Ce retrait de la Francophonie pourrait aussi entraîner des changements notables dans la coopération régionale et internationale. L’OIF, qui rassemble 88 pays autour de la langue et de la culture française, pourrait voir son influence diminuer dans ces pays du Sahel. Les autorités maliennes ont fait savoir qu’elles privilégieraient désormais les partenariats avec des organisations qui respectent la souveraineté de leur pays. Toutefois, ce retrait pourrait aussi avoir des conséquences sur la coopération culturelle, économique et diplomatique avec d’autres membres francophones, dont les intérêts ne se recoupent pas toujours avec ceux du Mali.

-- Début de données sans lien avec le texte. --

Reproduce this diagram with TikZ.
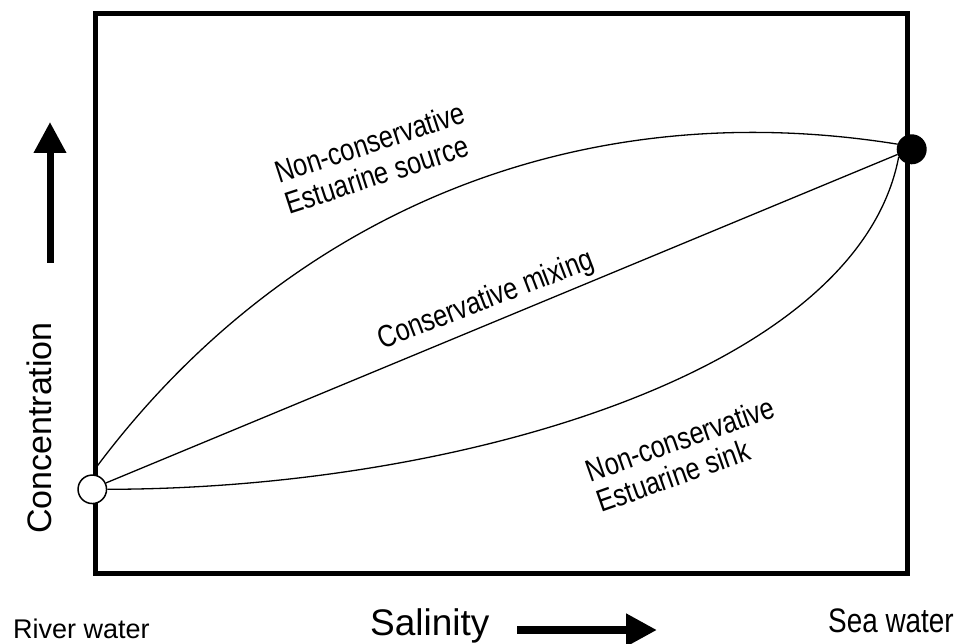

Pour plusieurs observateurs, le retrait du Mali, accompagné de ceux du Burkina Faso et du Niger, marque la fin d’une époque pour la Francophonie, qui pourrait voir de nouveaux équilibres se dessiner sur le continent. Des analystes soulignent que ces pays souhaitent non seulement revendiquer leur autonomie face à l’influence de l’ancienne puissance coloniale, mais aussi montrer leur solidarité avec d’autres nations qui partagent une vision de souveraineté renforcée. Le professeur Amadou Traoré, spécialiste des relations internationales, explique que cette tendance pourrait trouver un écho plus large, notamment dans les pays africains où la question de la domination étrangère est de plus en plus débattue.
L’issue de ce retrait restera à surveiller, car elle pourrait avoir des conséquences à long terme sur les rapports entre l’Afrique et les institutions internationales qui se revendiquent d’une influence historique et culturelle partagée.